• _EXERCISE REQUIREMENTS_
Set down the full listing exactly as given. Any pictures are to be left out.
══ PROVIDED DATA
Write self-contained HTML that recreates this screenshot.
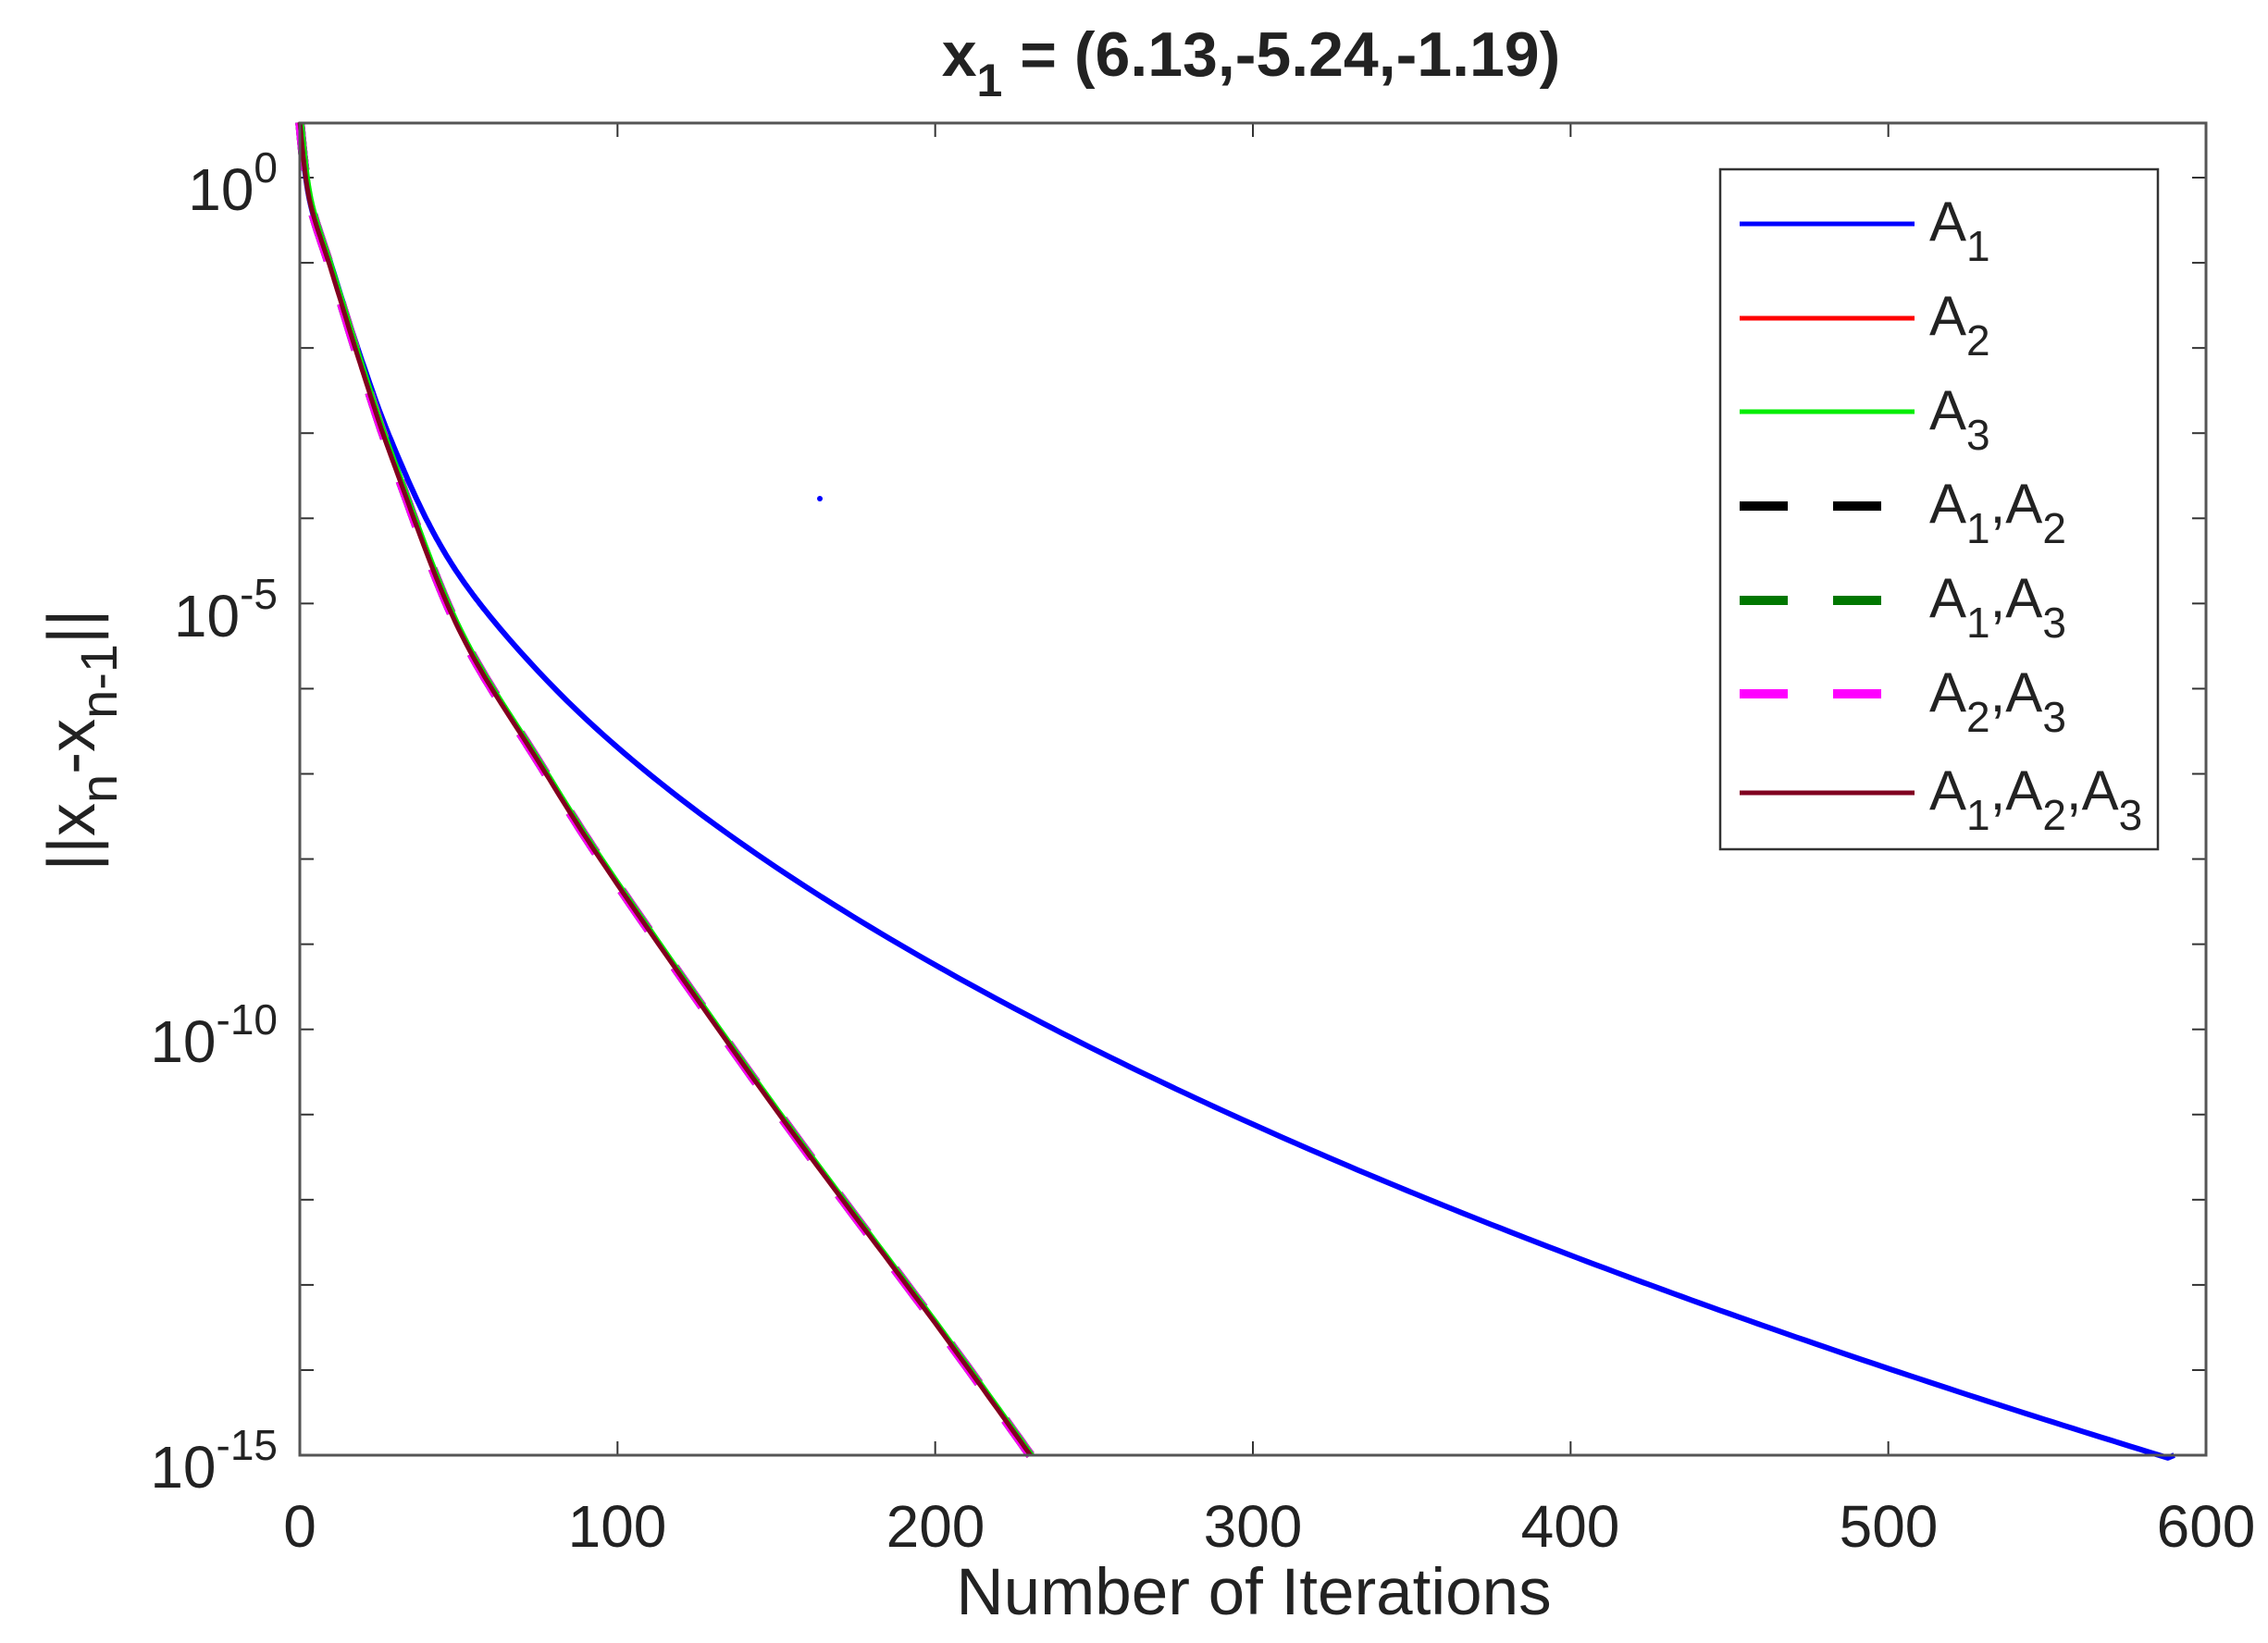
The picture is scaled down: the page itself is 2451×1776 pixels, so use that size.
<!DOCTYPE html>
<html><head><meta charset="utf-8"><style>
html,body{margin:0;padding:0;background:#fff;}
svg{display:block;}
text{font-family:"Liberation Sans",Arial,sans-serif;fill:#222;}
</style></head><body>
<svg id="s" width="2451" height="1776" viewBox="0 0 2451 1776" xmlns="http://www.w3.org/2000/svg">
<rect width="2451" height="1776" fill="#fff"/>
<g id="ticks" stroke="#333" stroke-width="2"></g>
<g id="curves" fill="none" stroke-linejoin="round"></g>
<circle cx="886" cy="539" r="3" fill="#0000ff"/>
<rect x="324" y="133" width="2060" height="1440" fill="none" stroke="#555" stroke-width="3"/>
<text x="1352" y="82" font-size="68" font-weight="bold" text-anchor="middle">x<tspan dy="22" font-size="50">1</tspan><tspan dy="-22"> = (6.13,-5.24,-1.19)</tspan></text>
<g font-size="64" text-anchor="middle">
<text x="324" y="1672">0</text><text x="667" y="1672">100</text><text x="1011" y="1672">200</text>
<text x="1354" y="1672">300</text><text x="1697" y="1672">400</text><text x="2041" y="1672">500</text><text x="2384" y="1672">600</text>
</g>
<text x="1355" y="1745" font-size="71" text-anchor="middle">Number of Iterations</text>
<g font-size="64" text-anchor="end">
<text x="300" y="227">10<tspan dy="-30" font-size="46">0</tspan></text>
<text x="300" y="688">10<tspan dy="-30" font-size="46">-5</tspan></text>
<text x="300" y="1148">10<tspan dy="-30" font-size="46">-10</tspan></text>
<text x="300" y="1608">10<tspan dy="-30" font-size="46">-15</tspan></text>
</g>
<g transform="translate(102,800) rotate(-90)">
<text x="0" y="0" font-size="72" text-anchor="middle">||x<tspan dy="24" font-size="56">n</tspan><tspan dy="-24">-x</tspan><tspan dy="24" font-size="56">n-1</tspan><tspan dy="-24">||</tspan></text>
</g>
<rect x="1859" y="183" width="473" height="735" fill="#fff" stroke="#333" stroke-width="2.5"/>
<g>
<line x1="1880" y1="242" x2="2069" y2="242" stroke="#0000ff" stroke-width="5"/>
<line x1="1880" y1="344" x2="2069" y2="344" stroke="#ff0000" stroke-width="5"/>
<line x1="1880" y1="445" x2="2069" y2="445" stroke="#00ee00" stroke-width="5"/>
<line x1="1880" y1="547" x2="2069" y2="547" stroke="#000" stroke-width="10" stroke-dasharray="52 49"/>
<line x1="1880" y1="649" x2="2069" y2="649" stroke="#007700" stroke-width="10" stroke-dasharray="52 49"/>
<line x1="1880" y1="750" x2="2069" y2="750" stroke="#ff00ff" stroke-width="10" stroke-dasharray="52 49"/>
<line x1="1880" y1="857" x2="2069" y2="857" stroke="#800020" stroke-width="5"/>
</g>
<g font-size="60">
<text x="2085" y="260">A<tspan dy="22" font-size="46">1</tspan></text>
<text x="2085" y="362">A<tspan dy="22" font-size="46">2</tspan></text>
<text x="2085" y="464">A<tspan dy="22" font-size="46">3</tspan></text>
<text x="2085" y="565">A<tspan dy="22" font-size="46">1</tspan><tspan dy="-22">,A</tspan><tspan dy="22" font-size="46">2</tspan></text>
<text x="2085" y="667">A<tspan dy="22" font-size="46">1</tspan><tspan dy="-22">,A</tspan><tspan dy="22" font-size="46">3</tspan></text>
<text x="2085" y="769">A<tspan dy="22" font-size="46">2</tspan><tspan dy="-22">,A</tspan><tspan dy="22" font-size="46">3</tspan></text>
<text x="2085" y="875">A<tspan dy="22" font-size="46">1</tspan><tspan dy="-22">,A</tspan><tspan dy="22" font-size="46">2</tspan><tspan dy="-22">,A</tspan><tspan dy="22" font-size="46">3</tspan></text>
</g>
</svg>
<script>
(function(){
function X(i){return 324+i*2060/600;}
function Y(l){return 192-l*92.07;}
var t=document.getElementById("ticks"),h="";
for(var i=0;i<=600;i+=100){var x=X(i);h+='<line x1="'+x+'" y1="1573" x2="'+x+'" y2="1558"/><line x1="'+x+'" y1="133" x2="'+x+'" y2="148"/>';}
for(var d=0;d>=-15;d--){var y=Y(d);h+='<line x1="324" y1="'+y+'" x2="339" y2="'+y+'"/><line x1="2384" y1="'+y+'" x2="2369" y2="'+y+'"/>';}
t.innerHTML=h;
function cr(pts){var out=[];for(var k=0;k<pts.length-1;k++){var p0=pts[Math.max(0,k-1)],p1=pts[k],p2=pts[k+1],p3=pts[Math.min(pts.length-1,k+2)];for(var s=0;s<20;s++){var u=s/20,u2=u*u,u3=u2*u;var f=function(a,b,c,d){return 0.5*(2*b+(-a+c)*u+(2*a-5*b+4*c-d)*u2+(-a+3*b-3*c+d)*u3);};out.push([f(p0[0],p1[0],p2[0],p3[0]),f(p0[1],p1[1],p2[1],p3[1])]);}}out.push(pts[pts.length-1]);return out;}
function path(p){var d="";for(var k=0;k<p.length;k++){d+=(k?"L":"M")+X(p[k][0]).toFixed(1)+","+Y(p[k][1]).toFixed(1);}return d;}
var grn=[[0,0.65],[3,-0.25],[10,-1.1],[20,-2.3],[30,-3.4],[50,-5.3],[75,-6.85],[100,-8.3],[150,-10.95],[200,-13.45],[230,-15]];
var gp=cr(grn);
function gval(i){for(var k=0;k<gp.length-1;k++){if(gp[k+1][0]>=i){var a=gp[k],b=gp[k+1];return a[1]+(b[1]-a[1])*(i-a[0])/(b[0]-a[0]);}}return -15;}
var bp=[];
for(var i=0;i<=590;i+=(i<60?0.5:3)){
  var pw=0.65-1.03*Math.pow(i,0.427);
  var g=i<=230?gval(i):-99;
  var k=2, m=Math.max(pw,g);
  var v=m+Math.log(Math.exp(k*(pw-m))+Math.exp(k*(g-m)))/k;
  if(i<6)v=g;
  bp.push([i,v]);
}
bp.push([590,-15]);
var c=document.getElementById("curves");
var s='<path d="'+path(bp)+'" stroke="#0000ff" stroke-width="6"/>';
var gd=path(gp);
s+='<path d="'+gd+'" stroke="#000" stroke-width="10" stroke-dasharray="52 49"/>';
s+='<path d="'+gd+'" stroke="#007700" stroke-width="10" stroke-dasharray="52 49"/>';
s+='<path d="'+gd+'" stroke="#ff00ff" stroke-width="10" stroke-dasharray="52 49"/>';
s+='<path d="'+gd+'" stroke="#ff0000" stroke-width="5"/>';
s+='<path d="'+gd+'" stroke="#00ee00" stroke-width="5" transform="translate(2,0)"/>';
s+='<path d="'+gd+'" stroke="#800020" stroke-width="5"/>';
c.innerHTML=s;
})();
</script>
</body></html>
════
• _WRITTEN RESPONSE_
Write self-contained HTML that recreates this screenshot.
The picture is scaled down: the page itself is 2451×1776 pixels, so use that size.
<!DOCTYPE html>
<html><head><meta charset="utf-8"><style>
html,body{margin:0;padding:0;background:#fff;}
svg{display:block;}
text{font-family:"Liberation Sans",Arial,sans-serif;fill:#222;}
</style></head><body>
<svg id="s" width="2451" height="1776" viewBox="0 0 2451 1776" xmlns="http://www.w3.org/2000/svg">
<rect width="2451" height="1776" fill="#fff"/>
<g id="ticks" stroke="#333" stroke-width="2"></g>
<g id="curves" fill="none" stroke-linejoin="round"></g>
<circle cx="886" cy="539" r="3" fill="#0000ff"/>
<rect x="324" y="133" width="2060" height="1440" fill="none" stroke="#555" stroke-width="3"/>
<text x="1352" y="82" font-size="68" font-weight="bold" text-anchor="middle">x<tspan dy="22" font-size="50">1</tspan><tspan dy="-22"> = (6.13,-5.24,-1.19)</tspan></text>
<g font-size="64" text-anchor="middle">
<text x="324" y="1672">0</text><text x="667" y="1672">100</text><text x="1011" y="1672">200</text>
<text x="1354" y="1672">300</text><text x="1697" y="1672">400</text><text x="2041" y="1672">500</text><text x="2384" y="1672">600</text>
</g>
<text x="1355" y="1745" font-size="71" text-anchor="middle">Number of Iterations</text>
<g font-size="64" text-anchor="end">
<text x="300" y="227">10<tspan dy="-30" font-size="46">0</tspan></text>
<text x="300" y="688">10<tspan dy="-30" font-size="46">-5</tspan></text>
<text x="300" y="1148">10<tspan dy="-30" font-size="46">-10</tspan></text>
<text x="300" y="1608">10<tspan dy="-30" font-size="46">-15</tspan></text>
</g>
<g transform="translate(102,800) rotate(-90)">
<text x="0" y="0" font-size="72" text-anchor="middle">||x<tspan dy="24" font-size="56">n</tspan><tspan dy="-24">-x</tspan><tspan dy="24" font-size="56">n-1</tspan><tspan dy="-24">||</tspan></text>
</g>
<rect x="1859" y="183" width="473" height="735" fill="#fff" stroke="#333" stroke-width="2.5"/>
<g>
<line x1="1880" y1="242" x2="2069" y2="242" stroke="#0000ff" stroke-width="5"/>
<line x1="1880" y1="344" x2="2069" y2="344" stroke="#ff0000" stroke-width="5"/>
<line x1="1880" y1="445" x2="2069" y2="445" stroke="#00ee00" stroke-width="5"/>
<line x1="1880" y1="547" x2="2069" y2="547" stroke="#000" stroke-width="10" stroke-dasharray="52 49"/>
<line x1="1880" y1="649" x2="2069" y2="649" stroke="#007700" stroke-width="10" stroke-dasharray="52 49"/>
<line x1="1880" y1="750" x2="2069" y2="750" stroke="#ff00ff" stroke-width="10" stroke-dasharray="52 49"/>
<line x1="1880" y1="857" x2="2069" y2="857" stroke="#800020" stroke-width="5"/>
</g>
<g font-size="60">
<text x="2085" y="260">A<tspan dy="22" font-size="46">1</tspan></text>
<text x="2085" y="362">A<tspan dy="22" font-size="46">2</tspan></text>
<text x="2085" y="464">A<tspan dy="22" font-size="46">3</tspan></text>
<text x="2085" y="565">A<tspan dy="22" font-size="46">1</tspan><tspan dy="-22">,A</tspan><tspan dy="22" font-size="46">2</tspan></text>
<text x="2085" y="667">A<tspan dy="22" font-size="46">1</tspan><tspan dy="-22">,A</tspan><tspan dy="22" font-size="46">3</tspan></text>
<text x="2085" y="769">A<tspan dy="22" font-size="46">2</tspan><tspan dy="-22">,A</tspan><tspan dy="22" font-size="46">3</tspan></text>
<text x="2085" y="875">A<tspan dy="22" font-size="46">1</tspan><tspan dy="-22">,A</tspan><tspan dy="22" font-size="46">2</tspan><tspan dy="-22">,A</tspan><tspan dy="22" font-size="46">3</tspan></text>
</g>
</svg>
<script>
(function(){
function X(i){return 324+i*2060/600;}
function Y(l){return 192-l*92.07;}
var t=document.getElementById("ticks"),h="";
for(var i=0;i<=600;i+=100){var x=X(i);h+='<line x1="'+x+'" y1="1573" x2="'+x+'" y2="1558"/><line x1="'+x+'" y1="133" x2="'+x+'" y2="148"/>';}
for(var d=0;d>=-15;d--){var y=Y(d);h+='<line x1="324" y1="'+y+'" x2="339" y2="'+y+'"/><line x1="2384" y1="'+y+'" x2="2369" y2="'+y+'"/>';}
t.innerHTML=h;
function cr(pts){var out=[];for(var k=0;k<pts.length-1;k++){var p0=pts[Math.max(0,k-1)],p1=pts[k],p2=pts[k+1],p3=pts[Math.min(pts.length-1,k+2)];for(var s=0;s<20;s++){var u=s/20,u2=u*u,u3=u2*u;var f=function(a,b,c,d){return 0.5*(2*b+(-a+c)*u+(2*a-5*b+4*c-d)*u2+(-a+3*b-3*c+d)*u3);};out.push([f(p0[0],p1[0],p2[0],p3[0]),f(p0[1],p1[1],p2[1],p3[1])]);}}out.push(pts[pts.length-1]);return out;}
function path(p){var d="";for(var k=0;k<p.length;k++){d+=(k?"L":"M")+X(p[k][0]).toFixed(1)+","+Y(p[k][1]).toFixed(1);}return d;}
var grn=[[0,0.65],[3,-0.25],[10,-1.1],[20,-2.3],[30,-3.4],[50,-5.3],[75,-6.85],[100,-8.3],[150,-10.95],[200,-13.45],[230,-15]];
var gp=cr(grn);
function gval(i){for(var k=0;k<gp.length-1;k++){if(gp[k+1][0]>=i){var a=gp[k],b=gp[k+1];return a[1]+(b[1]-a[1])*(i-a[0])/(b[0]-a[0]);}}return -15;}
var bp=[];
for(var i=0;i<=590;i+=(i<60?0.5:3)){
  var pw=0.65-1.03*Math.pow(i,0.427);
  var g=i<=230?gval(i):-99;
  var k=2, m=Math.max(pw,g);
  var v=m+Math.log(Math.exp(k*(pw-m))+Math.exp(k*(g-m)))/k;
  if(i<6)v=g;
  bp.push([i,v]);
}
bp.push([590,-15]);
var c=document.getElementById("curves");
var s='<path d="'+path(bp)+'" stroke="#0000ff" stroke-width="6"/>';
var gd=path(gp);
s+='<path d="'+gd+'" stroke="#000" stroke-width="10" stroke-dasharray="52 49"/>';
s+='<path d="'+gd+'" stroke="#007700" stroke-width="10" stroke-dasharray="52 49"/>';
s+='<path d="'+gd+'" stroke="#ff00ff" stroke-width="10" stroke-dasharray="52 49"/>';
s+='<path d="'+gd+'" stroke="#ff0000" stroke-width="5"/>';
s+='<path d="'+gd+'" stroke="#00ee00" stroke-width="5" transform="translate(2,0)"/>';
s+='<path d="'+gd+'" stroke="#800020" stroke-width="5"/>';
c.innerHTML=s;
})();
</script>
</body></html>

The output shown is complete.